Job — Give the data again exactly as written, skipping any pictures.

↓

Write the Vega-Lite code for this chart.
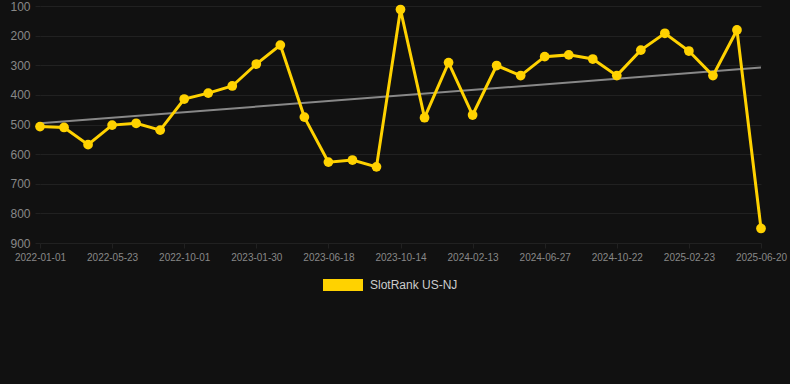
{
  "$schema": "https://vega.github.io/schema/vega-lite/v6.json",
  "width": 748,
  "height": 237,
  "autosize": {"type": "none"},
  "padding": {"left": 40, "top": 6, "right": 2, "bottom": 141},
  "background": "#111111",
  "config": {
    "view": {"stroke": null},
    "font": "Liberation Sans",
    "axis": {"domain": false, "gridColor": "#212121", "tickColor": "#212121", "gridWidth": 1, "tickSize": 5, "labelColor": "#888888"}
  },
  "datasets": {
    "rank": [
      {"date": "2022-01-01", "rank": 507, "series": "SlotRank US-NJ"},
      {"date": "2022-02-17", "rank": 510, "series": "SlotRank US-NJ"},
      {"date": "2022-04-05", "rank": 568, "series": "SlotRank US-NJ"},
      {"date": "2022-05-23", "rank": 502, "series": "SlotRank US-NJ"},
      {"date": "2022-07-05", "rank": 496, "series": "SlotRank US-NJ"},
      {"date": "2022-08-18", "rank": 519, "series": "SlotRank US-NJ"},
      {"date": "2022-10-01", "rank": 414, "series": "SlotRank US-NJ"},
      {"date": "2022-11-10", "rank": 394, "series": "SlotRank US-NJ"},
      {"date": "2022-12-20", "rank": 370, "series": "SlotRank US-NJ"},
      {"date": "2023-01-30", "rank": 296, "series": "SlotRank US-NJ"},
      {"date": "2023-03-16", "rank": 232, "series": "SlotRank US-NJ"},
      {"date": "2023-05-02", "rank": 475, "series": "SlotRank US-NJ"},
      {"date": "2023-06-18", "rank": 627, "series": "SlotRank US-NJ"},
      {"date": "2023-07-27", "rank": 620, "series": "SlotRank US-NJ"},
      {"date": "2023-09-05", "rank": 643, "series": "SlotRank US-NJ"},
      {"date": "2023-10-14", "rank": 112, "series": "SlotRank US-NJ"},
      {"date": "2023-11-23", "rank": 477, "series": "SlotRank US-NJ"},
      {"date": "2024-01-03", "rank": 291, "series": "SlotRank US-NJ"},
      {"date": "2024-02-13", "rank": 468, "series": "SlotRank US-NJ"},
      {"date": "2024-03-28", "rank": 301, "series": "SlotRank US-NJ"},
      {"date": "2024-05-12", "rank": 335, "series": "SlotRank US-NJ"},
      {"date": "2024-06-27", "rank": 271, "series": "SlotRank US-NJ"},
      {"date": "2024-08-05", "rank": 265, "series": "SlotRank US-NJ"},
      {"date": "2024-09-13", "rank": 279, "series": "SlotRank US-NJ"},
      {"date": "2024-10-22", "rank": 335, "series": "SlotRank US-NJ"},
      {"date": "2024-12-02", "rank": 249, "series": "SlotRank US-NJ"},
      {"date": "2025-01-12", "rank": 192, "series": "SlotRank US-NJ"},
      {"date": "2025-02-23", "rank": 252, "series": "SlotRank US-NJ"},
      {"date": "2025-04-03", "rank": 335, "series": "SlotRank US-NJ"},
      {"date": "2025-05-12", "rank": 181, "series": "SlotRank US-NJ"},
      {"date": "2025-06-20", "rank": 851, "series": "SlotRank US-NJ"}
    ],
    "trend": [
      {"date": "2022-01-01", "rank": 496},
      {"date": "2025-06-20", "rank": 308}
    ]
  },
  "encoding": {
    "x": {
      "field": "date", "type": "ordinal",
      "scale": {"type": "point", "range": [0, 721], "padding": 0},
      "axis": {
        "title": null, "labelAngle": 0, "labelFontSize": 10, "labelPadding": 4,
        "values": ["2022-01-01", "2022-05-23", "2022-10-01", "2023-01-30", "2023-06-18", "2023-10-14", "2024-02-13", "2024-06-27", "2024-10-22", "2025-02-23", "2025-06-20"]
      }
    },
    "y": {
      "field": "rank", "type": "quantitative",
      "scale": {"domain": [100, 900], "reverse": true, "nice": false, "zero": false},
      "axis": {"title": null, "values": [100, 200, 300, 400, 500, 600, 700, 800, 900], "labelFontSize": 12, "labelPadding": 5}
    }
  },
  "layer": [
    {
      "data": {"name": "trend"},
      "mark": {"type": "line", "color": "#888888", "strokeWidth": 2}
    },
    {
      "data": {"name": "rank"},
      "mark": {"type": "line", "strokeWidth": 3},
      "encoding": {
        "color": {
          "field": "series", "type": "nominal",
          "scale": {"range": ["#FFD200"]},
          "legend": {
            "title": null, "orient": "none", "legendX": 283, "legendY": 259,
            "symbolType": "M-1,-0.3H1V0.3H-1Z", "symbolSize": 1600, "symbolStrokeWidth": 0,
            "symbolOpacity": 1, "labelColor": "#cccccc", "labelFontSize": 12, "labelOffset": 7
          }
        }
      }
    },
    {
      "data": {"name": "rank"},
      "mark": {"type": "point", "filled": true, "size": 95, "opacity": 1},
      "encoding": {
        "color": {"field": "series", "type": "nominal"}
      }
    }
  ]
}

↑

Response below —
Write the Vega-Lite code for this chart.
{
  "$schema": "https://vega.github.io/schema/vega-lite/v6.json",
  "width": 748,
  "height": 237,
  "autosize": {"type": "none"},
  "padding": {"left": 40, "top": 6, "right": 2, "bottom": 141},
  "background": "#111111",
  "config": {
    "view": {"stroke": null},
    "font": "Liberation Sans",
    "axis": {"domain": false, "gridColor": "#212121", "tickColor": "#212121", "gridWidth": 1, "tickSize": 5, "labelColor": "#888888"}
  },
  "datasets": {
    "rank": [
      {"date": "2022-01-01", "rank": 507, "series": "SlotRank US-NJ"},
      {"date": "2022-02-17", "rank": 510, "series": "SlotRank US-NJ"},
      {"date": "2022-04-05", "rank": 568, "series": "SlotRank US-NJ"},
      {"date": "2022-05-23", "rank": 502, "series": "SlotRank US-NJ"},
      {"date": "2022-07-05", "rank": 496, "series": "SlotRank US-NJ"},
      {"date": "2022-08-18", "rank": 519, "series": "SlotRank US-NJ"},
      {"date": "2022-10-01", "rank": 414, "series": "SlotRank US-NJ"},
      {"date": "2022-11-10", "rank": 394, "series": "SlotRank US-NJ"},
      {"date": "2022-12-20", "rank": 370, "series": "SlotRank US-NJ"},
      {"date": "2023-01-30", "rank": 296, "series": "SlotRank US-NJ"},
      {"date": "2023-03-16", "rank": 232, "series": "SlotRank US-NJ"},
      {"date": "2023-05-02", "rank": 475, "series": "SlotRank US-NJ"},
      {"date": "2023-06-18", "rank": 627, "series": "SlotRank US-NJ"},
      {"date": "2023-07-27", "rank": 620, "series": "SlotRank US-NJ"},
      {"date": "2023-09-05", "rank": 643, "series": "SlotRank US-NJ"},
      {"date": "2023-10-14", "rank": 112, "series": "SlotRank US-NJ"},
      {"date": "2023-11-23", "rank": 477, "series": "SlotRank US-NJ"},
      {"date": "2024-01-03", "rank": 291, "series": "SlotRank US-NJ"},
      {"date": "2024-02-13", "rank": 468, "series": "SlotRank US-NJ"},
      {"date": "2024-03-28", "rank": 301, "series": "SlotRank US-NJ"},
      {"date": "2024-05-12", "rank": 335, "series": "SlotRank US-NJ"},
      {"date": "2024-06-27", "rank": 271, "series": "SlotRank US-NJ"},
      {"date": "2024-08-05", "rank": 265, "series": "SlotRank US-NJ"},
      {"date": "2024-09-13", "rank": 279, "series": "SlotRank US-NJ"},
      {"date": "2024-10-22", "rank": 335, "series": "SlotRank US-NJ"},
      {"date": "2024-12-02", "rank": 249, "series": "SlotRank US-NJ"},
      {"date": "2025-01-12", "rank": 192, "series": "SlotRank US-NJ"},
      {"date": "2025-02-23", "rank": 252, "series": "SlotRank US-NJ"},
      {"date": "2025-04-03", "rank": 335, "series": "SlotRank US-NJ"},
      {"date": "2025-05-12", "rank": 181, "series": "SlotRank US-NJ"},
      {"date": "2025-06-20", "rank": 851, "series": "SlotRank US-NJ"}
    ],
    "trend": [
      {"date": "2022-01-01", "rank": 496},
      {"date": "2025-06-20", "rank": 308}
    ]
  },
  "encoding": {
    "x": {
      "field": "date", "type": "ordinal",
      "scale": {"type": "point", "range": [0, 721], "padding": 0},
      "axis": {
        "title": null, "labelAngle": 0, "labelFontSize": 10, "labelPadding": 4,
        "values": ["2022-01-01", "2022-05-23", "2022-10-01", "2023-01-30", "2023-06-18", "2023-10-14", "2024-02-13", "2024-06-27", "2024-10-22", "2025-02-23", "2025-06-20"]
      }
    },
    "y": {
      "field": "rank", "type": "quantitative",
      "scale": {"domain": [100, 900], "reverse": true, "nice": false, "zero": false},
      "axis": {"title": null, "values": [100, 200, 300, 400, 500, 600, 700, 800, 900], "labelFontSize": 12, "labelPadding": 5}
    }
  },
  "layer": [
    {
      "data": {"name": "trend"},
      "mark": {"type": "line", "color": "#888888", "strokeWidth": 2}
    },
    {
      "data": {"name": "rank"},
      "mark": {"type": "line", "strokeWidth": 3},
      "encoding": {
        "color": {
          "field": "series", "type": "nominal",
          "scale": {"range": ["#FFD200"]},
          "legend": {
            "title": null, "orient": "none", "legendX": 283, "legendY": 259,
            "symbolType": "M-1,-0.3H1V0.3H-1Z", "symbolSize": 1600, "symbolStrokeWidth": 0,
            "symbolOpacity": 1, "labelColor": "#cccccc", "labelFontSize": 12, "labelOffset": 7
          }
        }
      }
    },
    {
      "data": {"name": "rank"},
      "mark": {"type": "point", "filled": true, "size": 95, "opacity": 1},
      "encoding": {
        "color": {"field": "series", "type": "nominal"}
      }
    }
  ]
}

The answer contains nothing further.